Los alojados eran despertados a las 6 de la mañana para desayunar en la planta baja en turnos de hasta mil personas: ofrecían café con leche, mate cocido y pan. El turno del almuerzo se anunciaba con un golpe de campana para que todos se acercaran a los cocineros, que les entregaban platos y cubiertos. Después se sentaban en las largas mesas de madera a esperar la comida, que generalmente consistía en un plato de sopa y luego pastas, arroz o guiso. A las 15 se servía la merienda a los niños y luego de la cena a las 19, se abrían nuevamente los dormitorios.
Las mujeres permanecían mucho tiempo dentro del hotel y se juntaban de acuerdo a su nacionalidad e idioma, siendo naturalmente el de las gallegas e italianas los grupos más numerosos. Se ocupaban del cuidado de sus hijos y el lavado de ropa, mientras tanto los hombres salían a la calle en busca de oportunidades laborales, se acercaban a la oficina del correo por si surgían novedades o algún envío de dinero en la sucursal del banco y gestionaban su futura ubicación en la oficina de trabajo del complejo.
Dicha oficina cumplía el rol más importante dentro del predio: se encargaba de la búsqueda laboral para los inmigrantes y la confección de cédulas de identidad. Mediante la proyección de películas mudas, se les contaba sobre la riqueza del país y la descripción de las principales ciudades. También se ocupaban del traslado de los arribados hacia el lugar donde hubiese tenido la fortuna de ser contratado: tras el acuerdo con el empleador, les era otorgado un pasaje gratuito, solventado por el Estado, para viajar hasta cualquier punto del país.
La búsqueda de trabajo a pie era muy frecuente en las zonas aledañas al puerto, buscando contactos y recomendaciones de compatriotas que ya estaban asentados. Entre ellos se fue creando una cadena solidaria de integración, a través de las asociaciones gallegas que ofrecían empleo directo, ayuda económica, asilo y atención médica a sus coterráneos. De esta manera, gracias a su gran capacidad de adaptación, hacia 1914 los españoles en general y gallegos en particular, ya eran dueños del 20% de los comercios en zonas urbanas de Buenos Aires y seguían creando puestos de trabajo.

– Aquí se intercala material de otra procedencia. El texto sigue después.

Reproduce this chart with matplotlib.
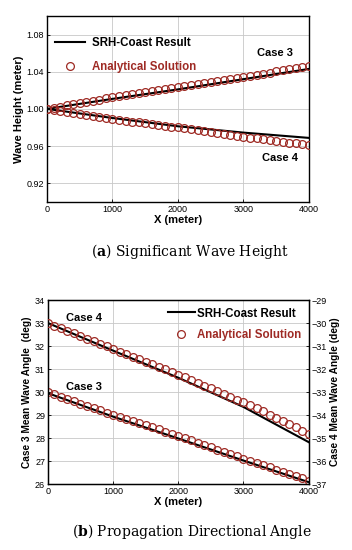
import numpy as np
import matplotlib
matplotlib.use("Agg")
import matplotlib.pyplot as plt
from matplotlib.lines import Line2D

# x positions of the analytical points (every 100 m) and of the model line
x_ana = np.arange(0, 4001, 100)
x_sim = [0, 1000, 2000, 3000, 4000]

# (a) significant wave height (m)
h3_ana = [1.0000, 1.0012, 1.0025, 1.0037, 1.0050, 1.0062, 1.0075, 1.0087, 1.0100, 1.0112, 1.0125,
          1.0136, 1.0147, 1.0158, 1.0169, 1.0180, 1.0191, 1.0202, 1.0213, 1.0224, 1.0235,
          1.0246, 1.0257, 1.0268, 1.0279, 1.0290, 1.0301, 1.0312, 1.0323, 1.0334, 1.0345,
          1.0357, 1.0368, 1.0380, 1.0391, 1.0403, 1.0414, 1.0426, 1.0437, 1.0449, 1.0460]
h4_ana = [1.0000, 0.9989, 0.9978, 0.9967, 0.9956, 0.9945, 0.9934, 0.9923, 0.9912, 0.9901, 0.9890,
          0.9881, 0.9872, 0.9863, 0.9854, 0.9845, 0.9836, 0.9827, 0.9818, 0.9809, 0.9800,
          0.9790, 0.9780, 0.9770, 0.9760, 0.9750, 0.9740, 0.9730, 0.9720, 0.9710, 0.9700,
          0.9691, 0.9682, 0.9673, 0.9664, 0.9655, 0.9646, 0.9637, 0.9628, 0.9619, 0.9610]
h3_sim = [1.000, 1.0108, 1.0210, 1.0320, 1.0430]
h4_sim = [1.000, 0.9902, 0.9813, 0.9745, 0.9688]

# (b) mean wave angle (deg); case 3 on left axis, case 4 on right axis
a3_ana = [30.00, 29.90, 29.80, 29.70, 29.60, 29.50, 29.40, 29.30, 29.20, 29.10, 29.00,
          28.91, 28.82, 28.73, 28.64, 28.55, 28.46, 28.37, 28.28, 28.19, 28.10,
          28.00, 27.90, 27.80, 27.70, 27.60, 27.50, 27.40, 27.30, 27.20, 27.10,
          27.01, 26.91, 26.82, 26.72, 26.63, 26.53, 26.44, 26.34, 26.25, 26.15]
a4_ana = [-30.00, -30.11, -30.23, -30.34, -30.45, -30.57, -30.68, -30.79, -30.90, -31.02, -31.13,
          -31.24, -31.35, -31.46, -31.58, -31.69, -31.80, -31.91, -32.02, -32.14, -32.25,
          -32.36, -32.48, -32.60, -32.72, -32.84, -32.96, -33.08, -33.20, -33.33, -33.45,
          -33.58, -33.71, -33.84, -33.98, -34.12, -34.26, -34.40, -34.54, -34.69, -34.83]
a3_sim = [29.95, 28.93, 27.98, 27.02, 26.08]
a4_sim = [-30.0, -31.2, -32.38, -33.65, -35.18]

x_ticks = [0, 1000, 2000, 3000, 4000]
h_ticks = [0.92, 0.96, 1.00, 1.04, 1.08]
a3_ticks = list(range(26, 35))
a4_ticks = list(range(-37, -28))
legend_labels = ["SRH-Coast Result", "Analytical Solution"]

RED = "#9e2a24"
plt.rcParams["font.family"] = ["Liberation Sans", "DejaVu Sans"]
plt.rcParams["mathtext.fontset"] = "dejavuserif"

mk = dict(linestyle="none", marker="o", markersize=5.6, markerfacecolor="none",
          markeredgecolor=RED, markeredgewidth=0.9)


def style_axis(ax):
    ax.grid(True, color="#c8c8c8", linewidth=0.6)
    ax.set_axisbelow(True)
    ax.tick_params(direction="in", length=2, width=0.6, labelsize=6.5, pad=2)
    for s in ax.spines.values():
        s.set_linewidth(1.0)


fig = plt.figure(figsize=(3.52, 5.50), dpi=100)

# ---- (a) wave height ----
ax1 = fig.add_axes([0.1335, 0.633, 0.744, 0.338])
ax1.plot(x_sim, h3_sim, color="black", linewidth=1.5, zorder=2)
ax1.plot(x_sim, h4_sim, color="black", linewidth=1.5, zorder=2)
ax1.plot(x_ana, h3_ana, zorder=3, **mk)
ax1.plot(x_ana, h4_ana, zorder=3, **mk)
ax1.set_xlim(0, 4000)
ax1.set_ylim(0.90, 1.10)
ax1.set_xticks(x_ticks)
ax1.set_yticks(h_ticks)
ax1.set_yticklabels([f"{v:.2f}" for v in h_ticks])
style_axis(ax1)
ax1.set_xlabel("X (meter)", fontsize=8, fontweight="bold", labelpad=1)
ax1.set_ylabel("Wave Height (meter)", fontsize=8, fontweight="bold", labelpad=2)
ax1.text(3480, 1.0606, "Case 3", fontsize=8, fontweight="bold", ha="center", va="center")
ax1.text(3560, 0.9477, "Case 4", fontsize=8, fontweight="bold", ha="center", va="center")

handles = [Line2D([], [], color="black", linewidth=1.5), Line2D([], [], **mk)]
leg1 = ax1.legend(handles, legend_labels, loc="upper left", frameon=False,
                  prop={"weight": "bold", "size": 8.3},
                  handlelength=2.6, handletextpad=0.6, labelspacing=1.05,
                  bbox_to_anchor=(0.0, 0.93), borderaxespad=0.3)
leg1.get_texts()[1].set_color(RED)

fig.text(0.54, 0.542, r"($\mathbf{a}$) Significant Wave Height", ha="center", va="center",
         fontsize=10, family="DejaVu Serif")

# ---- (b) wave angle ----
ax2 = fig.add_axes([0.136, 0.12, 0.741, 0.3345])
ax3 = ax2.twinx()
ax2.plot(x_sim, a3_sim, color="black", linewidth=1.5, zorder=2)
ax2.plot(x_ana, a3_ana, zorder=3, **mk)
ax3.plot(x_sim, a4_sim, color="black", linewidth=1.5, zorder=2)
ax3.plot(x_ana, a4_ana, zorder=3, **mk)
ax2.set_xlim(0, 4000)
ax2.set_ylim(26, 34)
ax3.set_ylim(-37, -29)
ax2.set_xticks(x_ticks)
ax2.set_yticks(a3_ticks)
ax3.set_yticks(a4_ticks)
style_axis(ax2)
ax3.tick_params(direction="in", length=2, width=0.6, labelsize=6.5, pad=2)
ax2.set_xlabel("X (meter)", fontsize=8, fontweight="bold", labelpad=1)
ax2.set_ylabel("Case 3 Mean Wave Angle  (deg)", fontsize=7.3, fontweight="bold", labelpad=2)
ax3.set_ylabel("Case 4 Mean Wave Angle (deg)", fontsize=7.3, fontweight="bold", labelpad=2)
ax2.text(276, 33.22, "Case 4", fontsize=8, fontweight="bold", va="center")
ax2.text(276, 30.22, "Case 3", fontsize=8, fontweight="bold", va="center")

leg2 = ax3.legend(handles, legend_labels, loc="upper right", frameon=False,
                  prop={"weight": "bold", "size": 8.3},
                  handlelength=2.3, handletextpad=0.2, labelspacing=0.8, borderaxespad=0.25)
leg2.get_texts()[1].set_color(RED)

fig.text(0.545, 0.033, r"($\mathbf{b}$) Propagation Directional Angle", ha="center", va="center",
         fontsize=10, family="DejaVu Serif")

fig.savefig("out.png", dpi=100)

La ocupación del hotel fue variando al ritmo de los grandes acontecimientos históricos: al iniciarse la Primera Guerra Mundial el flujo de arribados cayó notablemente. Se recuperó al finalizar y los inmigrantes volvieron en grandes cantidades hasta la crisis de 1929. En la década del 30, aunque siempre hubo leyes de puertas abiertas, las condiciones de ingreso aumentaron, pidiendo llegar con un contrato de trabajo que dificultaba el acceso al país. El volumen de arribos volvió a declinar al estallar la Segunda Guerra Mundial y luego Argentina comenzó a ser menos atractiva ante la mirada del mundo.
En 1953, ya sin huéspedes, el hotel y sus oficinas cerraron definitivamente y el predio quedó abandonado. Luego de una larga ocupación militar, en septiembre de 2013 la Universidad de Tres de Febrero acordó con la Dirección Nacional de Migraciones la recuperación del predio para reabrirlo al público. Actualmente funciona como un museo dedicado a los inmigrantes que poblaron nuestro país: se estima que por allí pasaron más de un millón de personas, aunque no hay cifras oficiales sobre la cantidad de españoles.
Recuerdos de un espacio que durante medio siglo, atravesó cada uno de los gallegos que desembarcó en Argentina, ya sea para los trámites de ingreso o durante su estadía en el hotel. Símbolo de esperanza y forjador de una nueva sociedad a través del intercambio cultural, en el Hotel de Inmigrantes se escribió el último capítulo de cada arribo al país y el primer paso hacia el sueño de una vida mejor.